In her book Yoga Mind, Body and Spirit, Donna Farhi writes:
Any activity that cultivates self-reflective consciousness can be considered swadhyaya. The soul tends to be lured by those activities that will best illuminate it. Because people are so different in their proclivities, one person may be drawn to write, while another will discover herself through painting or athletics. Another person may come to know himself through mastering an instrument, or through service at a hospice. Still another may learn hidden aspects of herself through the practice of meditation. The form that this self-study takes in inconsequential. Whatever the practice, as long as there is an intention to know yourself through it, and the commitment to see the process through, almost any activity can become an opportunity for learning about yourself. Swadhyaya means staying with our process through thick and thin because it’s usually when the going gets rough that we have the greatest opportunity to learn about ourselves. (pp 14-15)

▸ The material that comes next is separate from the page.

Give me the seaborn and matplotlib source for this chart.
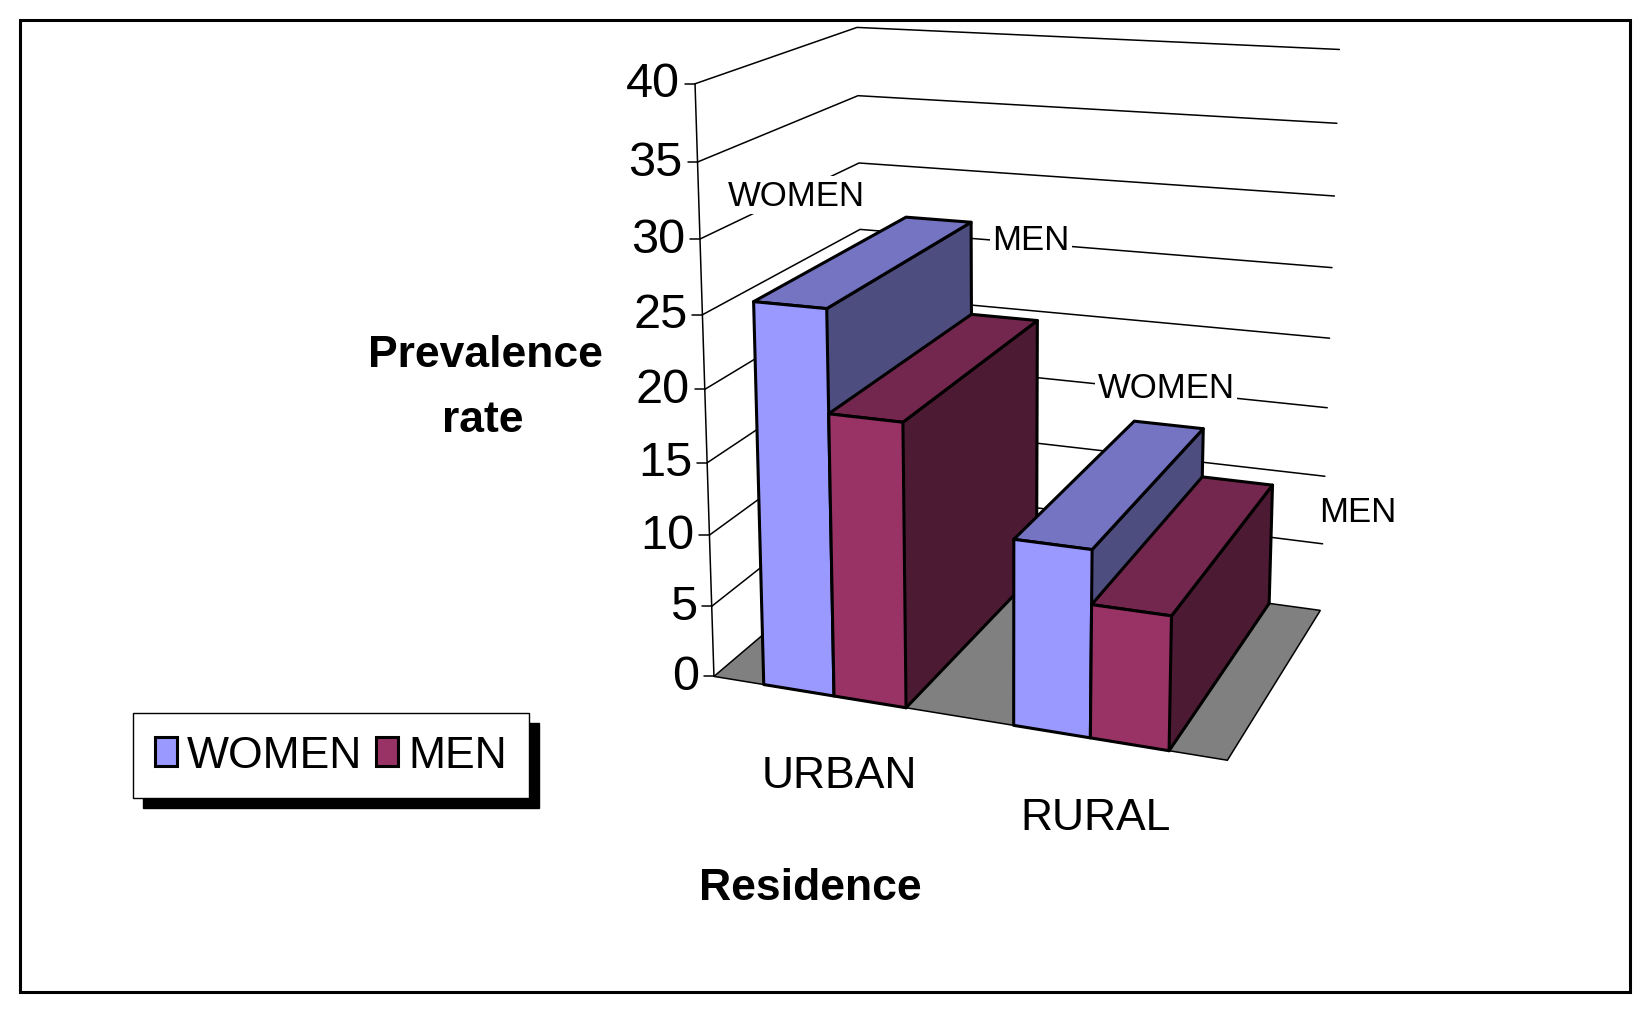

It is the intention we bring to our daily activities that gives us the potential to learn about ourselves through them. Socrates said, “The unexamined life is not worth living.” In this process of examining our lives and ourselves with the intention of growing into our full potential, we uncover our motivations, our hidden goals and agendas, and how our unconsciously fearful thinking may cloud our judgment. By continually refining our ability to understand how our inner world gives rise to our outer world, we make decisions in alignment with our deepest values, and experience congruence between these two worlds.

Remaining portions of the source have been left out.